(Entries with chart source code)
↓

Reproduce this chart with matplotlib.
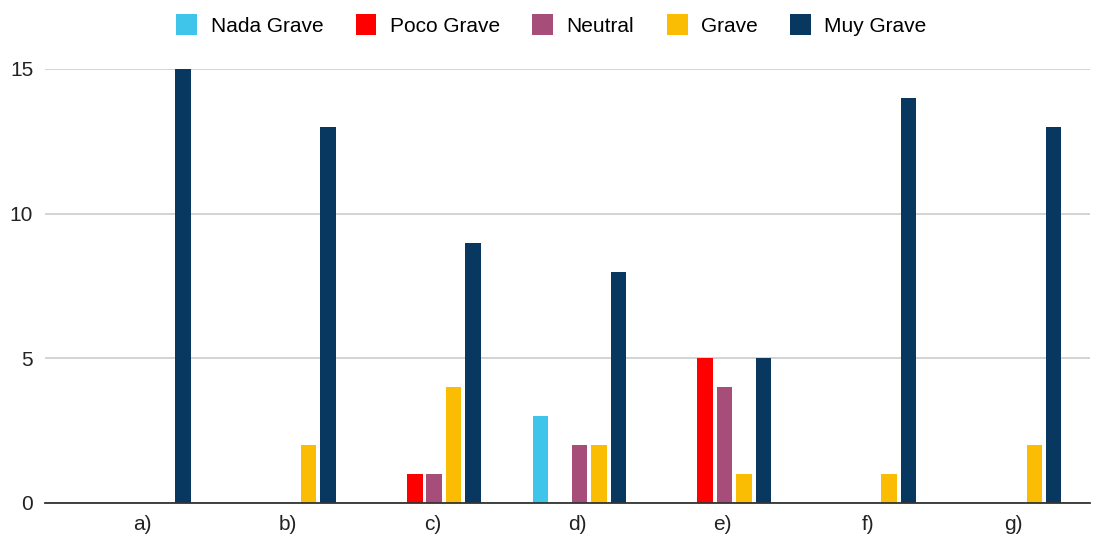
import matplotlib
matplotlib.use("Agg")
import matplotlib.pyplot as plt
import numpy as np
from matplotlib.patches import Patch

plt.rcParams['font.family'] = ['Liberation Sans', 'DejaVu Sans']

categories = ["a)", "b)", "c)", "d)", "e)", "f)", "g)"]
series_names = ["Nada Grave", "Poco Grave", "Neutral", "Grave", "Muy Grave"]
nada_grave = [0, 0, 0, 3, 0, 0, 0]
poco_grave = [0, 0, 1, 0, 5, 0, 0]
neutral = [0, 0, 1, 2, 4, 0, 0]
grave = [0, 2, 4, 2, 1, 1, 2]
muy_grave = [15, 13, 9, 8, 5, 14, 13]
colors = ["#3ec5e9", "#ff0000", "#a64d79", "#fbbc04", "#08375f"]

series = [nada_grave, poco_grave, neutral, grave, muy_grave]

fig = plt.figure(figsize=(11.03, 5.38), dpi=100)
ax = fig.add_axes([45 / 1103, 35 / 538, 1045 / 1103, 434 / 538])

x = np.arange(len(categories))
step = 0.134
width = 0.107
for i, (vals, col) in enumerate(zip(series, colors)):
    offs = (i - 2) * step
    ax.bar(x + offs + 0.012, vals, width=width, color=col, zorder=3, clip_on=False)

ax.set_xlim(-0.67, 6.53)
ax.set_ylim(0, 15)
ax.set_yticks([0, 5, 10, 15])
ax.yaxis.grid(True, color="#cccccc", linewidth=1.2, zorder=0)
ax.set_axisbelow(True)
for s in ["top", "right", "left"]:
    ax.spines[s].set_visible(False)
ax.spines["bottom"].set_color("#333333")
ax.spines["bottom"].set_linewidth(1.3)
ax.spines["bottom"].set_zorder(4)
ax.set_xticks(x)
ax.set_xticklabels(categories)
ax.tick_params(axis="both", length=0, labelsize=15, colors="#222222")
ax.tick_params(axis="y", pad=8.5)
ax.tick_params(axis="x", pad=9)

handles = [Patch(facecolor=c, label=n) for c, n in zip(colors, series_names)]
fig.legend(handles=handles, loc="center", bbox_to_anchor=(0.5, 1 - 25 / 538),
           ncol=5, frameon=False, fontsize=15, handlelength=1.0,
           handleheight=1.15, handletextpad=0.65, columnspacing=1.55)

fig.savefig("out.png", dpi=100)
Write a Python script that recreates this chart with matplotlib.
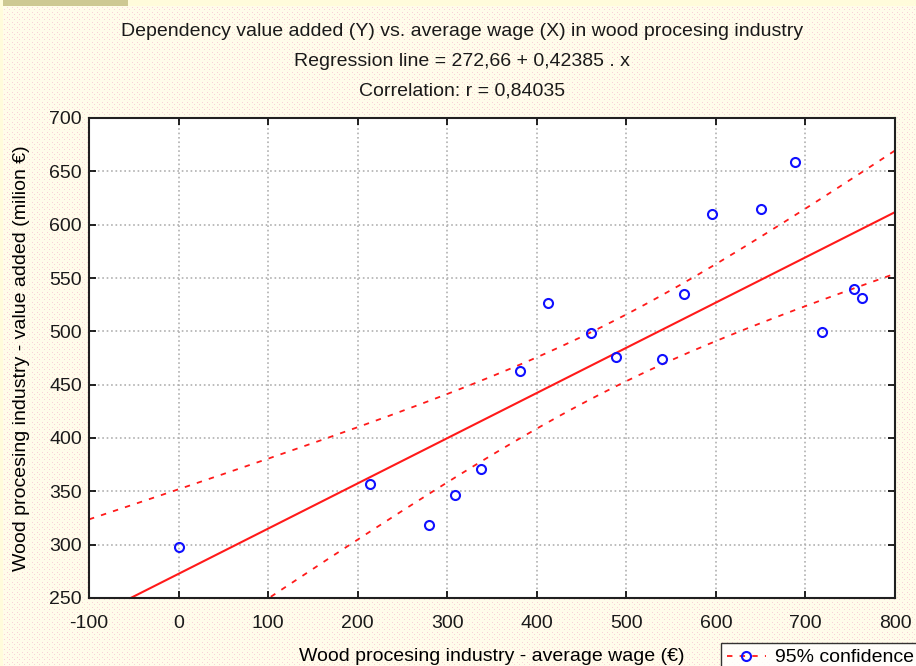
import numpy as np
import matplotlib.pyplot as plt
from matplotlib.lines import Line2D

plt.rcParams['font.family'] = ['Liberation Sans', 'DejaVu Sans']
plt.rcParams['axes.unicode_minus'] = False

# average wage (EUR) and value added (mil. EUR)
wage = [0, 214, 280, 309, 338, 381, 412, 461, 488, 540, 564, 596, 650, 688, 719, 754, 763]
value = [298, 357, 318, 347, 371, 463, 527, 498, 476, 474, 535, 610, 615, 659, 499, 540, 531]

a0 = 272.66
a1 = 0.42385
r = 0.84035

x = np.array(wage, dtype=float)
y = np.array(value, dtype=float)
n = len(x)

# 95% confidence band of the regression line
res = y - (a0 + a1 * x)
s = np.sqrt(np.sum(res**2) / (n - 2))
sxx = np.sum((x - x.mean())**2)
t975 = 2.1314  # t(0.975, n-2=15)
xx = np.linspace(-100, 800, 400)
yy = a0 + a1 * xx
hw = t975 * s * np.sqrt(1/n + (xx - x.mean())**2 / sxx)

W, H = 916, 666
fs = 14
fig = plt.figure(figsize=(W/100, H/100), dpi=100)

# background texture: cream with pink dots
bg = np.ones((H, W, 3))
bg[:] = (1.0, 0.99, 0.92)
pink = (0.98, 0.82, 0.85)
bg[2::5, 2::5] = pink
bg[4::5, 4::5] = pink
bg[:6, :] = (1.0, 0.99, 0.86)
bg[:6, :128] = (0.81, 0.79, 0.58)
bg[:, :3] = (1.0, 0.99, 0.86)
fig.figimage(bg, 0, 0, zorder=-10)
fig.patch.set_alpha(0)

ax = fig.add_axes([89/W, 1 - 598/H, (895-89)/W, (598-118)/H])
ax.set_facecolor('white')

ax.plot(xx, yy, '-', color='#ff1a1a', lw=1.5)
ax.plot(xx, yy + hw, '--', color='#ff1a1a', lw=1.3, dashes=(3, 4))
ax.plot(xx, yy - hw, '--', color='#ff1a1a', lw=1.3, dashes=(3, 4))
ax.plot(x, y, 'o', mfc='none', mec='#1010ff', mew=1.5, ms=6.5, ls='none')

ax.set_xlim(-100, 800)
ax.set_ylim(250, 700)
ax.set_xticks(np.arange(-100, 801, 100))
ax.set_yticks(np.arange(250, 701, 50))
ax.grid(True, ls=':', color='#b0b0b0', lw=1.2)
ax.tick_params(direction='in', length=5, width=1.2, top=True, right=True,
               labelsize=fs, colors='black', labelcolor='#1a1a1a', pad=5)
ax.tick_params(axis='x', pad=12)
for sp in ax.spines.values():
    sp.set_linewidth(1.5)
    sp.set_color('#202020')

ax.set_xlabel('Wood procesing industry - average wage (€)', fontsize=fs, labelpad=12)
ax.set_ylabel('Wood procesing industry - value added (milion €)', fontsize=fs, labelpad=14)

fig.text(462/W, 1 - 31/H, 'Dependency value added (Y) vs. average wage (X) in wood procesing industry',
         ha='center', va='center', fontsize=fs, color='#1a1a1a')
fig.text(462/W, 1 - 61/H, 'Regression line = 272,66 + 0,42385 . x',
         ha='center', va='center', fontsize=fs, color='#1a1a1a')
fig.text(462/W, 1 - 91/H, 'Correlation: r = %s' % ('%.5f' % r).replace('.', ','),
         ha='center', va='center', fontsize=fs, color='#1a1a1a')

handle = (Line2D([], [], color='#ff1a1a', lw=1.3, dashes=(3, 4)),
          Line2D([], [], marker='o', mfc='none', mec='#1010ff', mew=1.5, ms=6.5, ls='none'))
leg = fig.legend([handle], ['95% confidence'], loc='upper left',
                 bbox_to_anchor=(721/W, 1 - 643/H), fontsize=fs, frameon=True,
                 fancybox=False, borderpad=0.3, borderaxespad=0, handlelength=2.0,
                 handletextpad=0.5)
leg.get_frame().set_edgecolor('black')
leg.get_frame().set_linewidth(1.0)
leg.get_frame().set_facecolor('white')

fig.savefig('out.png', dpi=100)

↑

Extract every line of the data exactly; pictures stay out.

> _Result of this exercise_:
Reproduce this chart with matplotlib.
import matplotlib
matplotlib.use("Agg")
import matplotlib.pyplot as plt
import numpy as np
from matplotlib.patches import Patch

plt.rcParams['font.family'] = ['Liberation Sans', 'DejaVu Sans']

categories = ["a)", "b)", "c)", "d)", "e)", "f)", "g)"]
series_names = ["Nada Grave", "Poco Grave", "Neutral", "Grave", "Muy Grave"]
nada_grave = [0, 0, 0, 3, 0, 0, 0]
poco_grave = [0, 0, 1, 0, 5, 0, 0]
neutral = [0, 0, 1, 2, 4, 0, 0]
grave = [0, 2, 4, 2, 1, 1, 2]
muy_grave = [15, 13, 9, 8, 5, 14, 13]
colors = ["#3ec5e9", "#ff0000", "#a64d79", "#fbbc04", "#08375f"]

series = [nada_grave, poco_grave, neutral, grave, muy_grave]

fig = plt.figure(figsize=(11.03, 5.38), dpi=100)
ax = fig.add_axes([45 / 1103, 35 / 538, 1045 / 1103, 434 / 538])

x = np.arange(len(categories))
step = 0.134
width = 0.107
for i, (vals, col) in enumerate(zip(series, colors)):
    offs = (i - 2) * step
    ax.bar(x + offs + 0.012, vals, width=width, color=col, zorder=3, clip_on=False)

ax.set_xlim(-0.67, 6.53)
ax.set_ylim(0, 15)
ax.set_yticks([0, 5, 10, 15])
ax.yaxis.grid(True, color="#cccccc", linewidth=1.2, zorder=0)
ax.set_axisbelow(True)
for s in ["top", "right", "left"]:
    ax.spines[s].set_visible(False)
ax.spines["bottom"].set_color("#333333")
ax.spines["bottom"].set_linewidth(1.3)
ax.spines["bottom"].set_zorder(4)
ax.set_xticks(x)
ax.set_xticklabels(categories)
ax.tick_params(axis="both", length=0, labelsize=15, colors="#222222")
ax.tick_params(axis="y", pad=8.5)
ax.tick_params(axis="x", pad=9)

handles = [Patch(facecolor=c, label=n) for c, n in zip(colors, series_names)]
fig.legend(handles=handles, loc="center", bbox_to_anchor=(0.5, 1 - 25 / 538),
           ncol=5, frameon=False, fontsize=15, handlelength=1.0,
           handleheight=1.15, handletextpad=0.65, columnspacing=1.55)

fig.savefig("out.png", dpi=100)
Write a Python script that recreates this chart with matplotlib.
import numpy as np
import matplotlib.pyplot as plt
from matplotlib.lines import Line2D

plt.rcParams['font.family'] = ['Liberation Sans', 'DejaVu Sans']
plt.rcParams['axes.unicode_minus'] = False

# average wage (EUR) and value added (mil. EUR)
wage = [0, 214, 280, 309, 338, 381, 412, 461, 488, 540, 564, 596, 650, 688, 719, 754, 763]
value = [298, 357, 318, 347, 371, 463, 527, 498, 476, 474, 535, 610, 615, 659, 499, 540, 531]

a0 = 272.66
a1 = 0.42385
r = 0.84035

x = np.array(wage, dtype=float)
y = np.array(value, dtype=float)
n = len(x)

# 95% confidence band of the regression line
res = y - (a0 + a1 * x)
s = np.sqrt(np.sum(res**2) / (n - 2))
sxx = np.sum((x - x.mean())**2)
t975 = 2.1314  # t(0.975, n-2=15)
xx = np.linspace(-100, 800, 400)
yy = a0 + a1 * xx
hw = t975 * s * np.sqrt(1/n + (xx - x.mean())**2 / sxx)

W, H = 916, 666
fs = 14
fig = plt.figure(figsize=(W/100, H/100), dpi=100)

# background texture: cream with pink dots
bg = np.ones((H, W, 3))
bg[:] = (1.0, 0.99, 0.92)
pink = (0.98, 0.82, 0.85)
bg[2::5, 2::5] = pink
bg[4::5, 4::5] = pink
bg[:6, :] = (1.0, 0.99, 0.86)
bg[:6, :128] = (0.81, 0.79, 0.58)
bg[:, :3] = (1.0, 0.99, 0.86)
fig.figimage(bg, 0, 0, zorder=-10)
fig.patch.set_alpha(0)

ax = fig.add_axes([89/W, 1 - 598/H, (895-89)/W, (598-118)/H])
ax.set_facecolor('white')

ax.plot(xx, yy, '-', color='#ff1a1a', lw=1.5)
ax.plot(xx, yy + hw, '--', color='#ff1a1a', lw=1.3, dashes=(3, 4))
ax.plot(xx, yy - hw, '--', color='#ff1a1a', lw=1.3, dashes=(3, 4))
ax.plot(x, y, 'o', mfc='none', mec='#1010ff', mew=1.5, ms=6.5, ls='none')

ax.set_xlim(-100, 800)
ax.set_ylim(250, 700)
ax.set_xticks(np.arange(-100, 801, 100))
ax.set_yticks(np.arange(250, 701, 50))
ax.grid(True, ls=':', color='#b0b0b0', lw=1.2)
ax.tick_params(direction='in', length=5, width=1.2, top=True, right=True,
               labelsize=fs, colors='black', labelcolor='#1a1a1a', pad=5)
ax.tick_params(axis='x', pad=12)
for sp in ax.spines.values():
    sp.set_linewidth(1.5)
    sp.set_color('#202020')

ax.set_xlabel('Wood procesing industry - average wage (€)', fontsize=fs, labelpad=12)
ax.set_ylabel('Wood procesing industry - value added (milion €)', fontsize=fs, labelpad=14)

fig.text(462/W, 1 - 31/H, 'Dependency value added (Y) vs. average wage (X) in wood procesing industry',
         ha='center', va='center', fontsize=fs, color='#1a1a1a')
fig.text(462/W, 1 - 61/H, 'Regression line = 272,66 + 0,42385 . x',
         ha='center', va='center', fontsize=fs, color='#1a1a1a')
fig.text(462/W, 1 - 91/H, 'Correlation: r = %s' % ('%.5f' % r).replace('.', ','),
         ha='center', va='center', fontsize=fs, color='#1a1a1a')

handle = (Line2D([], [], color='#ff1a1a', lw=1.3, dashes=(3, 4)),
          Line2D([], [], marker='o', mfc='none', mec='#1010ff', mew=1.5, ms=6.5, ls='none'))
leg = fig.legend([handle], ['95% confidence'], loc='upper left',
                 bbox_to_anchor=(721/W, 1 - 643/H), fontsize=fs, frameon=True,
                 fancybox=False, borderpad=0.3, borderaxespad=0, handlelength=2.0,
                 handletextpad=0.5)
leg.get_frame().set_edgecolor('black')
leg.get_frame().set_linewidth(1.0)
leg.get_frame().set_facecolor('white')

fig.savefig('out.png', dpi=100)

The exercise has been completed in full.